● TASK DESCRIPTION: Return, without pictures, the lines from the start of the data through the one that contains "HC: 'blue', MS: 'red'".

● DATA:
§
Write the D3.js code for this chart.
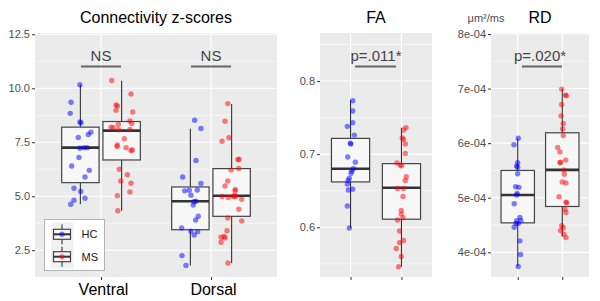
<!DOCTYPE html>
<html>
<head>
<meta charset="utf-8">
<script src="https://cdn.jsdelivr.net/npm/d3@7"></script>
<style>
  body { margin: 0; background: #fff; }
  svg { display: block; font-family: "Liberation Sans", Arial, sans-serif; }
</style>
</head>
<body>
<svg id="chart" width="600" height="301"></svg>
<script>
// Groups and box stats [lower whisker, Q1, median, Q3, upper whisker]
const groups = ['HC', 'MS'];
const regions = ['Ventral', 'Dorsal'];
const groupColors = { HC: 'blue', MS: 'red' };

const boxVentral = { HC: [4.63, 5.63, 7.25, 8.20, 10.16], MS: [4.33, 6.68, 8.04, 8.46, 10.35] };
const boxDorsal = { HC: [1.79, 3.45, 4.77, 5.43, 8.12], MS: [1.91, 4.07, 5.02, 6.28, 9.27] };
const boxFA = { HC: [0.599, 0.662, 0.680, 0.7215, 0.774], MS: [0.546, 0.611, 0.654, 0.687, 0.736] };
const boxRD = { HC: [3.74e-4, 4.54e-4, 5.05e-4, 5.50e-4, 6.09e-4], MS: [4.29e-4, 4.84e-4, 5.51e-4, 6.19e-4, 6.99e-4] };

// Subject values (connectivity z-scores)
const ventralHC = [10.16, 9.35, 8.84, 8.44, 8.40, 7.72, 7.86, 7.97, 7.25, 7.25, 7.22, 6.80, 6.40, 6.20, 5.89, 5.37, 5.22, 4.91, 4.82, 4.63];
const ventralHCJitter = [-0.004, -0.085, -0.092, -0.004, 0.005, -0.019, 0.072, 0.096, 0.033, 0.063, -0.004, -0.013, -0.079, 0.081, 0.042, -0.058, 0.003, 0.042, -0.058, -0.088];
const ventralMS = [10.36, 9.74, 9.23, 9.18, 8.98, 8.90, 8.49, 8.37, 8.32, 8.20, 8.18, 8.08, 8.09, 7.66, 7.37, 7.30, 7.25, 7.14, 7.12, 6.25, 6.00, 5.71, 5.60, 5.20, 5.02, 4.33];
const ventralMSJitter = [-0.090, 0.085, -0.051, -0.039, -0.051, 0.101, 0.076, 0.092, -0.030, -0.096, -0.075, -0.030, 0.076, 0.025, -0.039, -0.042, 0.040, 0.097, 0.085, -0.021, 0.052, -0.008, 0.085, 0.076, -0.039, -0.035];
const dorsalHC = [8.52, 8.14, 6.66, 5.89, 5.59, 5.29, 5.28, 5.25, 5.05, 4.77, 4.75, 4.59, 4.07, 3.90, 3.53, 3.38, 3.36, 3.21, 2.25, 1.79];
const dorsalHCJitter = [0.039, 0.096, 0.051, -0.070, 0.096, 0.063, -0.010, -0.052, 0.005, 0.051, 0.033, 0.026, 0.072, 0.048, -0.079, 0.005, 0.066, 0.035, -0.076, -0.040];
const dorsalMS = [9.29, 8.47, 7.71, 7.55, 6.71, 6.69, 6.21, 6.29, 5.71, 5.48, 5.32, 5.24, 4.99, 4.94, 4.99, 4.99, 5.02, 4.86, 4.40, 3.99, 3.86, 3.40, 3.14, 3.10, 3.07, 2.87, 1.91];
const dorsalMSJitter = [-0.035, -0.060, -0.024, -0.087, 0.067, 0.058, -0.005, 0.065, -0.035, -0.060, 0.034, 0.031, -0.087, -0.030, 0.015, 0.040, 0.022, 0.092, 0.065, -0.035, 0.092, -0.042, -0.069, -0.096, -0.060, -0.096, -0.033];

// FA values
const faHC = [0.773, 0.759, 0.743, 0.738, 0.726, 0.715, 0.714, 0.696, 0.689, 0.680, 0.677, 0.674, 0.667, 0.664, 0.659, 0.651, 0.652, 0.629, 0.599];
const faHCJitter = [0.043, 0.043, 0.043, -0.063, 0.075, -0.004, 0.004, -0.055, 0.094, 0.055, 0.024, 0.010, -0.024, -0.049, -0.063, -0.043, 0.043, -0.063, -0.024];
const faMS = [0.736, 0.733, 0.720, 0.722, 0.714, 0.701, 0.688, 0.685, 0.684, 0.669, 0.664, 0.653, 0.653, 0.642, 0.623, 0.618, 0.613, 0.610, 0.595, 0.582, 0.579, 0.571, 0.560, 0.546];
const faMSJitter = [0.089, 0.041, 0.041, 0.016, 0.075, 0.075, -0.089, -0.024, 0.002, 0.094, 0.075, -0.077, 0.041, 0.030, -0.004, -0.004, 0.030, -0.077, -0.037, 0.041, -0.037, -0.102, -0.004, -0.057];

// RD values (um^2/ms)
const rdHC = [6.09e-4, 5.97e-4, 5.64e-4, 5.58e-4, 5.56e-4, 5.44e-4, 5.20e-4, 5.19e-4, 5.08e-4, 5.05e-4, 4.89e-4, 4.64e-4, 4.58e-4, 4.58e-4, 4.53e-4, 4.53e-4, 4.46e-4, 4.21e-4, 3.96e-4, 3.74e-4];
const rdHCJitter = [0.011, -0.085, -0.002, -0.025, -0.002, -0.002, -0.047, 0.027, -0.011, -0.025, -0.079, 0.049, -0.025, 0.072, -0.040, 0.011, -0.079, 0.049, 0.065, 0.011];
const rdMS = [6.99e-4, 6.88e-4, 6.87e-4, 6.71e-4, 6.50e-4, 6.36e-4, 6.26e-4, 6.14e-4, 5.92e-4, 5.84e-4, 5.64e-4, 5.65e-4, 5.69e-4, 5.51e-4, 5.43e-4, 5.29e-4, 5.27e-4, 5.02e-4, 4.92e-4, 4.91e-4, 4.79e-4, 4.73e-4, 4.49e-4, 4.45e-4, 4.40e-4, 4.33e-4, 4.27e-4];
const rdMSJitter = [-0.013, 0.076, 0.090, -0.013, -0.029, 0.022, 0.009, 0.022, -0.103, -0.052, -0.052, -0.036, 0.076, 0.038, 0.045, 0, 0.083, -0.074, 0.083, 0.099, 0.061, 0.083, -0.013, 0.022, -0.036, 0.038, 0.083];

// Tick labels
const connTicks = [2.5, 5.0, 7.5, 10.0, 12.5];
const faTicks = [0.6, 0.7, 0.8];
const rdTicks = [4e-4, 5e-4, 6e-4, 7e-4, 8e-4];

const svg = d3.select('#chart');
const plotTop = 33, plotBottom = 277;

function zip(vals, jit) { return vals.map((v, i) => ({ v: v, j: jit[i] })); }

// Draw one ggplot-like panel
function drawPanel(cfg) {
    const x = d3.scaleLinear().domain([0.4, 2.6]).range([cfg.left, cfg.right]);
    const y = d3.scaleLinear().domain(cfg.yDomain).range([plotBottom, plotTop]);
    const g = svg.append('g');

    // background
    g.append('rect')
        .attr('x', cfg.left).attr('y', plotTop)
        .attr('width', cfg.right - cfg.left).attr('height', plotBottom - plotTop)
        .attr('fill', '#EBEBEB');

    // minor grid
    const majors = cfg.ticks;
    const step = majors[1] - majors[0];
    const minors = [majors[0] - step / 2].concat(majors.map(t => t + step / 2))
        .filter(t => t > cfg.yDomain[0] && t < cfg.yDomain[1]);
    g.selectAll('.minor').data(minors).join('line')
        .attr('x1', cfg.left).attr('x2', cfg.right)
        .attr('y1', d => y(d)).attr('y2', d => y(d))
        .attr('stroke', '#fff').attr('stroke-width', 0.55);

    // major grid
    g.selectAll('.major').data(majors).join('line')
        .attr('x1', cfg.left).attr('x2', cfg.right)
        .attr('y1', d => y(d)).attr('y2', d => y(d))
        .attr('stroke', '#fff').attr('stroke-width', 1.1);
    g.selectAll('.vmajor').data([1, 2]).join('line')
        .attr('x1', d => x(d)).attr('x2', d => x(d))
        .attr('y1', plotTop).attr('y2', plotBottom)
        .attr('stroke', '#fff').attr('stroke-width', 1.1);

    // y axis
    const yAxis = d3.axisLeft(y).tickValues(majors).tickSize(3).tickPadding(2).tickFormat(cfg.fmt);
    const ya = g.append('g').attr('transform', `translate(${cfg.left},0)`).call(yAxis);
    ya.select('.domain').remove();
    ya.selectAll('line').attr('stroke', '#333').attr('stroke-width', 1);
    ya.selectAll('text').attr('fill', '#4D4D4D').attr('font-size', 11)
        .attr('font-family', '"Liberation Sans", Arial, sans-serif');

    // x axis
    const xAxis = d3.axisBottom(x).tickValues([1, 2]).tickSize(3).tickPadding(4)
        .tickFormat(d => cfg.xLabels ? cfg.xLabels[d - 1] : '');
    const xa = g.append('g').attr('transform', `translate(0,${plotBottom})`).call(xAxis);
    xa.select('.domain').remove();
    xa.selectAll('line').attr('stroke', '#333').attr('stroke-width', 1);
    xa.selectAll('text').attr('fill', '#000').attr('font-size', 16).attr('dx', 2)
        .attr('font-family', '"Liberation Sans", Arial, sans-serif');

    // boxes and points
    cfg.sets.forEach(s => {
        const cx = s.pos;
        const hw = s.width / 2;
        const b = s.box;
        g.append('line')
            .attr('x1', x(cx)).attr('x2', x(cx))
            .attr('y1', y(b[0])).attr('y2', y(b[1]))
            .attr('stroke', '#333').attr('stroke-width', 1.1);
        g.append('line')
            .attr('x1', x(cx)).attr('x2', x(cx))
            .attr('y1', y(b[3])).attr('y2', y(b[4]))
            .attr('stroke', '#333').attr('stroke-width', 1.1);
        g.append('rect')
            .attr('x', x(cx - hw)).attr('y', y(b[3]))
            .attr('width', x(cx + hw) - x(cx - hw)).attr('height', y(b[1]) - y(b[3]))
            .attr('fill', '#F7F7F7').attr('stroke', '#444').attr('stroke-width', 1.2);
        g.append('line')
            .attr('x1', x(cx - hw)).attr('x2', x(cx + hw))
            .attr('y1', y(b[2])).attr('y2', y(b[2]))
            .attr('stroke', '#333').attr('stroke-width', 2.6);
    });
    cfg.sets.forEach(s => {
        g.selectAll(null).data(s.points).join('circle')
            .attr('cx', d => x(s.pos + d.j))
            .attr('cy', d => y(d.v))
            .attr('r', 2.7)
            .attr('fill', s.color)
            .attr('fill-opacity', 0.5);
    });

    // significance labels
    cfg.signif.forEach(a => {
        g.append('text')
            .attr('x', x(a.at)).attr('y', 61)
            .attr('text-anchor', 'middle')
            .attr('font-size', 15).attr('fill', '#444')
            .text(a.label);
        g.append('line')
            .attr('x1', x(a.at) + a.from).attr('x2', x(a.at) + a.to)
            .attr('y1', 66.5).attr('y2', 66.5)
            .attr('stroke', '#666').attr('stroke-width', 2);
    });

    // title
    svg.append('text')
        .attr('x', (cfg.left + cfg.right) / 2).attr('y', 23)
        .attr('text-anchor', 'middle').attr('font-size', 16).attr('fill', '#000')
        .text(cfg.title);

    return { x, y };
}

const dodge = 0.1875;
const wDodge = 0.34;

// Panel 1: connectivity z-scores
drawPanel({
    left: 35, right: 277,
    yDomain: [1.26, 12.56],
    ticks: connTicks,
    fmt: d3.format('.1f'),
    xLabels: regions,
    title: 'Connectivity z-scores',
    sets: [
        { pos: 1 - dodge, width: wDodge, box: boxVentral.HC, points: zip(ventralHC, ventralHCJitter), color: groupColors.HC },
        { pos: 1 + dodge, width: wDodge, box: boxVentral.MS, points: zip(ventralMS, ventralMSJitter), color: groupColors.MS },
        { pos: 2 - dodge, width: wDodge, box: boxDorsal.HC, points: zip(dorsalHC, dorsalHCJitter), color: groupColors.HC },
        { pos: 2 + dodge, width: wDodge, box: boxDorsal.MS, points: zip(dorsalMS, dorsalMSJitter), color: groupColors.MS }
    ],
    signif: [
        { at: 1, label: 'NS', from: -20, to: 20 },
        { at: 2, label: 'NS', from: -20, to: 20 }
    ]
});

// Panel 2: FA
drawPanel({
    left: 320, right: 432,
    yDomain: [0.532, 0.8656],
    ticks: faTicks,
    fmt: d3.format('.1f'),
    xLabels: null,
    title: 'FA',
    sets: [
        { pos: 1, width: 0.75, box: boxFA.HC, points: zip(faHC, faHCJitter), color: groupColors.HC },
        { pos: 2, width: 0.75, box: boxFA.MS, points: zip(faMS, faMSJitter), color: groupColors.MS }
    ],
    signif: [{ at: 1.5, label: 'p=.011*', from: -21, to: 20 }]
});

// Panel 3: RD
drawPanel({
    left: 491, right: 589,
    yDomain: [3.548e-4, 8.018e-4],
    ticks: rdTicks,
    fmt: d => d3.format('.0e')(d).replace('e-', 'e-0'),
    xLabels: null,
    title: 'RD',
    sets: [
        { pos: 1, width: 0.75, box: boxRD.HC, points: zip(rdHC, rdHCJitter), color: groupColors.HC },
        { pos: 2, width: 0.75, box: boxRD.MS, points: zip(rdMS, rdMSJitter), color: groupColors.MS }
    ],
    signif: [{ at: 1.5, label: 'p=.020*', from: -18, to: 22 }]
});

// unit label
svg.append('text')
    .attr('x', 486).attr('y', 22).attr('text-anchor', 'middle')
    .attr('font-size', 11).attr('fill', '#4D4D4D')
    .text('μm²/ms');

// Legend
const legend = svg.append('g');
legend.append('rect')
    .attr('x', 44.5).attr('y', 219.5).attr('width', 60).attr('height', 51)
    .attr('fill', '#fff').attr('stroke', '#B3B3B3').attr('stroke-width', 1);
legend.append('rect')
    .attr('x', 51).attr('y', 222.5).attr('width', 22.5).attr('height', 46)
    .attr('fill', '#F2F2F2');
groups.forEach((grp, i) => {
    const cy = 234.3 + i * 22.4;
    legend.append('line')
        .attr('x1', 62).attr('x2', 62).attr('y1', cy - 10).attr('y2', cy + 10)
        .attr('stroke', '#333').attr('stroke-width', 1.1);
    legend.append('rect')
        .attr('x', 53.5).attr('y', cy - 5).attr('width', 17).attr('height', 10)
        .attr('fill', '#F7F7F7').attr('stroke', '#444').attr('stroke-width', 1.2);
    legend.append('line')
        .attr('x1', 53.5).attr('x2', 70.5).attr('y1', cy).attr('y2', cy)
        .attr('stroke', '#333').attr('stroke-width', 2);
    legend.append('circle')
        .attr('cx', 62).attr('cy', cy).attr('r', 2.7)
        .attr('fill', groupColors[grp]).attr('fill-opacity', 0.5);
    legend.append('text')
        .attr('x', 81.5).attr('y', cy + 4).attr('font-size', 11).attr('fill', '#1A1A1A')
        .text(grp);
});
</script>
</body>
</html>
§
● TASK ANSWER:
Write the D3.js code for this chart.
<!DOCTYPE html>
<html>
<head>
<meta charset="utf-8">
<script src="https://cdn.jsdelivr.net/npm/d3@7"></script>
<style>
  body { margin: 0; background: #fff; }
  svg { display: block; font-family: "Liberation Sans", Arial, sans-serif; }
</style>
</head>
<body>
<svg id="chart" width="600" height="301"></svg>
<script>
// Groups and box stats [lower whisker, Q1, median, Q3, upper whisker]
const groups = ['HC', 'MS'];
const regions = ['Ventral', 'Dorsal'];
const groupColors = { HC: 'blue', MS: 'red' };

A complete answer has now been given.